Return exactly, and only, the lines from the one holding "picture with matplotlib." through the one holding "theta_labels = [r'$\theta_1$', r'$\theta_2$']", both included; the pictures stay out.

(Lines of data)
-=-=-

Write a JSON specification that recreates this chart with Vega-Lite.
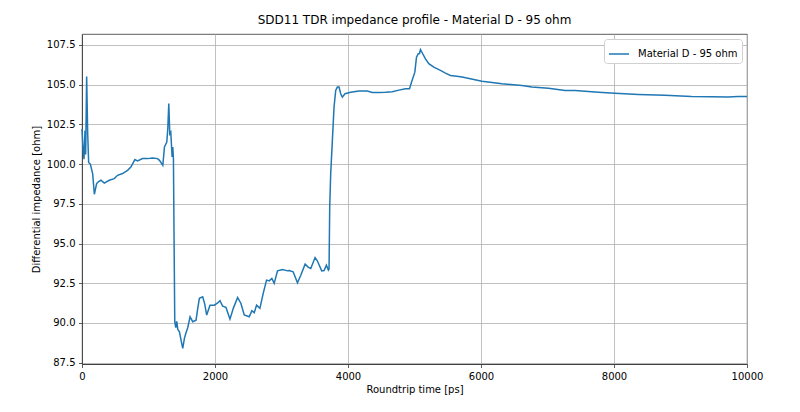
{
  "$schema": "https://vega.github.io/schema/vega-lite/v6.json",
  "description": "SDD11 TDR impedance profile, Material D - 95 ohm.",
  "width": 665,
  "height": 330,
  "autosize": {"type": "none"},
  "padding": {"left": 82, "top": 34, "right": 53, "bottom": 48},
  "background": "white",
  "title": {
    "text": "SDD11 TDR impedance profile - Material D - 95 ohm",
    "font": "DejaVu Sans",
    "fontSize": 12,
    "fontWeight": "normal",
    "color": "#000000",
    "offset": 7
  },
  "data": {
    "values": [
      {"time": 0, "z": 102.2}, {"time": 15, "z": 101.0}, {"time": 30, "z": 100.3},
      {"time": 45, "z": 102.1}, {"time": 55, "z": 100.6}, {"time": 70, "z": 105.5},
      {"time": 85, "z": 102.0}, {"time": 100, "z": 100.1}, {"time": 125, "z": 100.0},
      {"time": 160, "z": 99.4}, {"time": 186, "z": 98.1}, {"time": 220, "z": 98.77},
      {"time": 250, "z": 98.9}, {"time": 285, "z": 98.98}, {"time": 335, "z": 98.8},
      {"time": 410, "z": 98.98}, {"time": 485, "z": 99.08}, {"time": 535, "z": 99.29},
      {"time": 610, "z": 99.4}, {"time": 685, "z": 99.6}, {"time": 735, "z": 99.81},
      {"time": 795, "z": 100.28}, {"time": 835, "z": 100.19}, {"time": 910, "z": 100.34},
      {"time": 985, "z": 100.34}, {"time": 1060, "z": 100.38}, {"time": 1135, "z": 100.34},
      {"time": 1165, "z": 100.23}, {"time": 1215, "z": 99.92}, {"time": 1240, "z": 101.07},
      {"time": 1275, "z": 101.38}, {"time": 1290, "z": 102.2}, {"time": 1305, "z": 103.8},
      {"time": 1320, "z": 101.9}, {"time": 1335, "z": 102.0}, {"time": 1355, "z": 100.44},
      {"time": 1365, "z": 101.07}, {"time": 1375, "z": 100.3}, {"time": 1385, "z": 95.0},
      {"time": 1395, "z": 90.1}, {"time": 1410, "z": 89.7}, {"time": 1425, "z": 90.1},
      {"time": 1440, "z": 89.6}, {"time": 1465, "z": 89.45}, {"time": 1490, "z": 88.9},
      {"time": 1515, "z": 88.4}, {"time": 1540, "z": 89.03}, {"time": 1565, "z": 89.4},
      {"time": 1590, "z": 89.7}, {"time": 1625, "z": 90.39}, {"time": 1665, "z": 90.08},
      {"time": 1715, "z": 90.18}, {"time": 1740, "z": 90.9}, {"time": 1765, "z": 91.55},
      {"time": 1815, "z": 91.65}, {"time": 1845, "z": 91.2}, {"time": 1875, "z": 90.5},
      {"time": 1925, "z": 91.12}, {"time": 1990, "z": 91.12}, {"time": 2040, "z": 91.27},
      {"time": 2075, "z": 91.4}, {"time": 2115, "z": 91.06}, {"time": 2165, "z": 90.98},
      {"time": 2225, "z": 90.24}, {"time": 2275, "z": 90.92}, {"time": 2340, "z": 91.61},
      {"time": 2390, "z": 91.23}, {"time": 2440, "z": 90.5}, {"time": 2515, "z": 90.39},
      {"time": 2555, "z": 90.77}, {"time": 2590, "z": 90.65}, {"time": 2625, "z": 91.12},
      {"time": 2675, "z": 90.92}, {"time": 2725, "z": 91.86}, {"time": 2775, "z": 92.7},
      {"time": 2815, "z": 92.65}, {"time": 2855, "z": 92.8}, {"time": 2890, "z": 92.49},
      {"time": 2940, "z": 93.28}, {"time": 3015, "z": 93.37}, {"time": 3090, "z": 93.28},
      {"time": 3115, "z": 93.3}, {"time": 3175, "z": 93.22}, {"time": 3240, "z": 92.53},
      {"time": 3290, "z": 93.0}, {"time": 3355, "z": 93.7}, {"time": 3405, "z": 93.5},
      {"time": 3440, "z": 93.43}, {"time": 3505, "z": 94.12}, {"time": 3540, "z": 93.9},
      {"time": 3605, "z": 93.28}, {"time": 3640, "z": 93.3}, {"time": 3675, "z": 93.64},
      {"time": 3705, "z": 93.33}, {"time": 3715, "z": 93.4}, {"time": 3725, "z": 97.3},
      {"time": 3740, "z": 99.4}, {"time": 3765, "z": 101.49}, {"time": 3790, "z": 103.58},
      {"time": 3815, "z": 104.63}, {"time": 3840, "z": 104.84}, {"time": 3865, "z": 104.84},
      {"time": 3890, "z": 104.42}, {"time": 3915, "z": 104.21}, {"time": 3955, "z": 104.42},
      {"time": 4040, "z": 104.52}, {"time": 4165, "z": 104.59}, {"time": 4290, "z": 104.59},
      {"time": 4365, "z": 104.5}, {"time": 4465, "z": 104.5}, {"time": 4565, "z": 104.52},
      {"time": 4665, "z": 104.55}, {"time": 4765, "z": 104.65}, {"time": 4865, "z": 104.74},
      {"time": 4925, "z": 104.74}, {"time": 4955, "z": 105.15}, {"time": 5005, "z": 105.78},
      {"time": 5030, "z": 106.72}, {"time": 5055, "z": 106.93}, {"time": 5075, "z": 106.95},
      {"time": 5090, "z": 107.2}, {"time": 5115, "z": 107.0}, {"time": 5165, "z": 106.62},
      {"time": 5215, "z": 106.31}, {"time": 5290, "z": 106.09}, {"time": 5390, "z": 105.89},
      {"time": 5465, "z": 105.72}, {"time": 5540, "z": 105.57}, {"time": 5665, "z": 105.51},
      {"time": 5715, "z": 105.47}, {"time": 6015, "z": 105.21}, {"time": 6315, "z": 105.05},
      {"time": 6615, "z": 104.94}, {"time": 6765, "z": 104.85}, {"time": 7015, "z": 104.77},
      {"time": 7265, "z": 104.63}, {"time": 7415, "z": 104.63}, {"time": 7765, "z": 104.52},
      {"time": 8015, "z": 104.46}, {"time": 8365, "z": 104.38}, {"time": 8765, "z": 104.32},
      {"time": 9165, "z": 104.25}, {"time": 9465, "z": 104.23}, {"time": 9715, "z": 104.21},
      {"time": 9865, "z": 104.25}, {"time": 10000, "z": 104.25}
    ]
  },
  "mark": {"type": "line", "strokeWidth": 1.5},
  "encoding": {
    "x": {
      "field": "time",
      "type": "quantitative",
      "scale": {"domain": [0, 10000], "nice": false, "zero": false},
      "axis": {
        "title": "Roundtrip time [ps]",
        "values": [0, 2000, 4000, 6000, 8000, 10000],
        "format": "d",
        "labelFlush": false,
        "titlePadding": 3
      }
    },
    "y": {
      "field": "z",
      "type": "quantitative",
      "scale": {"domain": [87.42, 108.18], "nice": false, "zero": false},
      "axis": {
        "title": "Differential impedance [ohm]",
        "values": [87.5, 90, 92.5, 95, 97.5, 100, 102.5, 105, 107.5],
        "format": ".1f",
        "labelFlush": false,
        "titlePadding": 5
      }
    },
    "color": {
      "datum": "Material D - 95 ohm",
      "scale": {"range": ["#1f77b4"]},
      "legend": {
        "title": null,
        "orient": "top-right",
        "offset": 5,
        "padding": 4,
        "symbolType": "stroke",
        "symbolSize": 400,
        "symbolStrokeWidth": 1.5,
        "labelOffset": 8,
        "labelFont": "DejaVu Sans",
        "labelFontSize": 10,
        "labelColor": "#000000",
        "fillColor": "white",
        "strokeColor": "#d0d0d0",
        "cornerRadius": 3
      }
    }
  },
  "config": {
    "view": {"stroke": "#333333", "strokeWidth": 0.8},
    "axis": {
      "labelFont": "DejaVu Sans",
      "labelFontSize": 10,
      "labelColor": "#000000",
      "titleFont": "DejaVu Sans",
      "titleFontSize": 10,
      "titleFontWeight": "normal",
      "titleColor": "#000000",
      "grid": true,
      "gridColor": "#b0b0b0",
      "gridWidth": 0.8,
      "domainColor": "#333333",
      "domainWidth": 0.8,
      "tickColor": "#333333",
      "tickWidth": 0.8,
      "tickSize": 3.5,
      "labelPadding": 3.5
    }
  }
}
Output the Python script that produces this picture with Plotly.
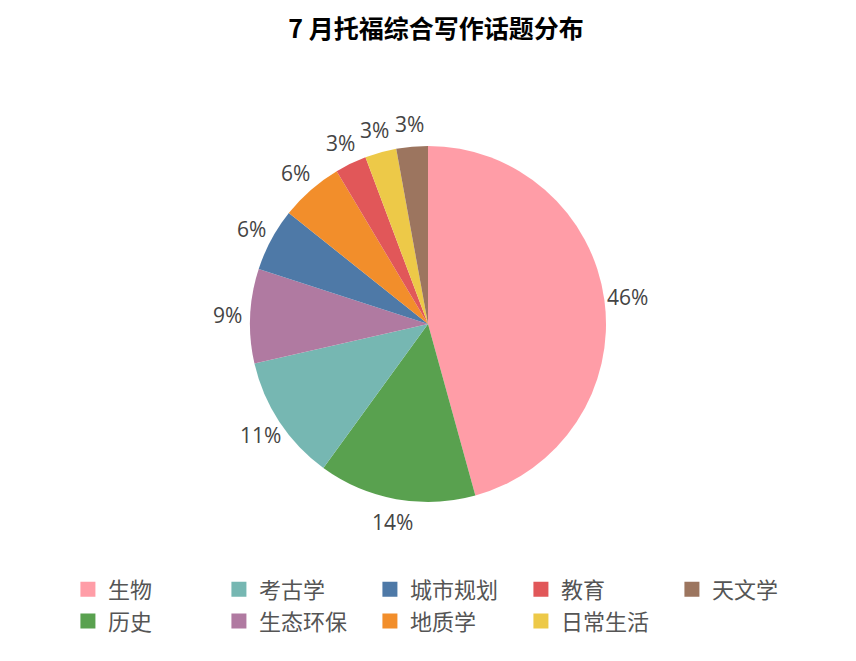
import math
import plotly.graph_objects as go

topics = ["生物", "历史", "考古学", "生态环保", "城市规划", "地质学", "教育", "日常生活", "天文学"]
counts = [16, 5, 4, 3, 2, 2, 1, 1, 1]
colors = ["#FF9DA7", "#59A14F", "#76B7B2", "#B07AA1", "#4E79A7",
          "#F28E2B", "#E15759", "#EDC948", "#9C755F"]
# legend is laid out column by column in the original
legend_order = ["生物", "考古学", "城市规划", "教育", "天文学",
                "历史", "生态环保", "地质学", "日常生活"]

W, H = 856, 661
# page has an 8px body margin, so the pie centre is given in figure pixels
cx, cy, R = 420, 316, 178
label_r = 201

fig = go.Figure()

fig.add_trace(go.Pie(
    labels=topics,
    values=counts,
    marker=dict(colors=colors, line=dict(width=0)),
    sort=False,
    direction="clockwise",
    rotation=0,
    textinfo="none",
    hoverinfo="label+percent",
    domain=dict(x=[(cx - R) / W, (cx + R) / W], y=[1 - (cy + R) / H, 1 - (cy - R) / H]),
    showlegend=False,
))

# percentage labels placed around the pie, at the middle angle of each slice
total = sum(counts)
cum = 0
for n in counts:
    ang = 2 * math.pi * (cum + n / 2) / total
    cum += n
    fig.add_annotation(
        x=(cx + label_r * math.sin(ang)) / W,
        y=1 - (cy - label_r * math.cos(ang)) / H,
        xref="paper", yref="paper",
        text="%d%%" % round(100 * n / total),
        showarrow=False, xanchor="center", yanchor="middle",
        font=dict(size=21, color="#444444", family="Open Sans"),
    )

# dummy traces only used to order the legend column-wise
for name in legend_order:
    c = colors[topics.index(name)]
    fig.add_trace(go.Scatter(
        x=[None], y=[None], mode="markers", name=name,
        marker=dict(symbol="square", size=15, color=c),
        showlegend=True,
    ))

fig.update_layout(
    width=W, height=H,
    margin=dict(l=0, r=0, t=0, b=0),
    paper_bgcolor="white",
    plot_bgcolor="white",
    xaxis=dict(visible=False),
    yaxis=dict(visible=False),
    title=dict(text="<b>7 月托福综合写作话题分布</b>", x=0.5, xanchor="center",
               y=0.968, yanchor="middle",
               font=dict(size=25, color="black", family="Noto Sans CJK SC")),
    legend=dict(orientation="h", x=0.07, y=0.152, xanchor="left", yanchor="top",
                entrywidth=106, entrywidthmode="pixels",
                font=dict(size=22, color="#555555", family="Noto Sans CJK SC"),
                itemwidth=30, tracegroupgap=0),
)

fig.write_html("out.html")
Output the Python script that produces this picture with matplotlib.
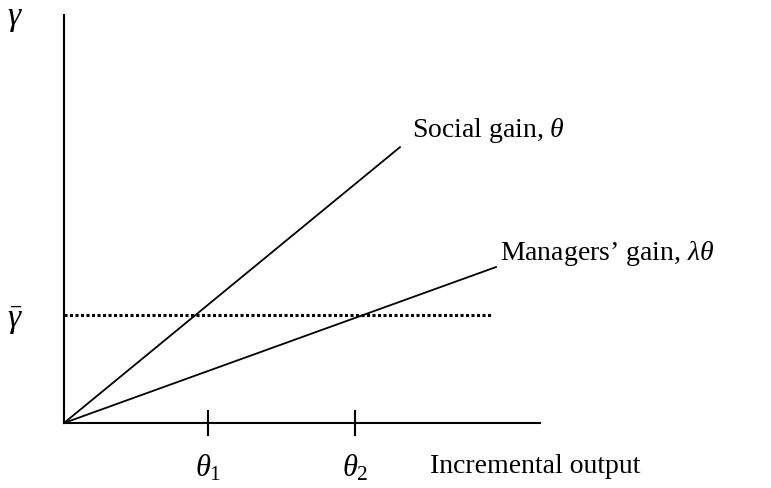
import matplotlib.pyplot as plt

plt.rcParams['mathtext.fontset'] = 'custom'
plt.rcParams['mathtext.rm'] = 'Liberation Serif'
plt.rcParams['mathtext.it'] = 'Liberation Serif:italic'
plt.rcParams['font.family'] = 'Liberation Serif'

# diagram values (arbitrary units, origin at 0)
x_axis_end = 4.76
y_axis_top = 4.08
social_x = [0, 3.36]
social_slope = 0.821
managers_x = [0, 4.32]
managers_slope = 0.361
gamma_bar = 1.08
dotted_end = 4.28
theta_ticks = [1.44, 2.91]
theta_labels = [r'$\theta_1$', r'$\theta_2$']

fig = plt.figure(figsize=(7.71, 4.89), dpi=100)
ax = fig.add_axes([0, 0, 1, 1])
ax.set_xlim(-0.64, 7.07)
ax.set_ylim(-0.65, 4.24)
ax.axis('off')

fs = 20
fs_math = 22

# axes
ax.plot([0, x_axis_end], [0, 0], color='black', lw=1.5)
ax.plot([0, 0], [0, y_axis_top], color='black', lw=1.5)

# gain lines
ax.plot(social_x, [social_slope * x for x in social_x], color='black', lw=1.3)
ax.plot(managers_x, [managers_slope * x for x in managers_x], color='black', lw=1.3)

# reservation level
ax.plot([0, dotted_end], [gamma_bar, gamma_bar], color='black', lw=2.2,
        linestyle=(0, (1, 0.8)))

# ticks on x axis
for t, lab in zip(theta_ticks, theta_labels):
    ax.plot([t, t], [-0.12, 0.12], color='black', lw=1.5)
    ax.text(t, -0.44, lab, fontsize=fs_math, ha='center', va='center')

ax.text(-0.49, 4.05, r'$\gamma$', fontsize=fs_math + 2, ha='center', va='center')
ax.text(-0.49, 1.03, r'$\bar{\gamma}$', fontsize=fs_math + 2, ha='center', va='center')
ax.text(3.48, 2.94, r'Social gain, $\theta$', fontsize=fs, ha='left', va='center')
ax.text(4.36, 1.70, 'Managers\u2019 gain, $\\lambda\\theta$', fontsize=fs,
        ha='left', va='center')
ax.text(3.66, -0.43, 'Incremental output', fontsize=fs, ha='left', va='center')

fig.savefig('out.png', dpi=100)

-=-=-

Reply to the task.
Output the Python script that produces this picture with matplotlib.
import matplotlib.pyplot as plt

plt.rcParams['mathtext.fontset'] = 'custom'
plt.rcParams['mathtext.rm'] = 'Liberation Serif'
plt.rcParams['mathtext.it'] = 'Liberation Serif:italic'
plt.rcParams['font.family'] = 'Liberation Serif'

# diagram values (arbitrary units, origin at 0)
x_axis_end = 4.76
y_axis_top = 4.08
social_x = [0, 3.36]
social_slope = 0.821
managers_x = [0, 4.32]
managers_slope = 0.361
gamma_bar = 1.08
dotted_end = 4.28
theta_ticks = [1.44, 2.91]
theta_labels = [r'$\theta_1$', r'$\theta_2$']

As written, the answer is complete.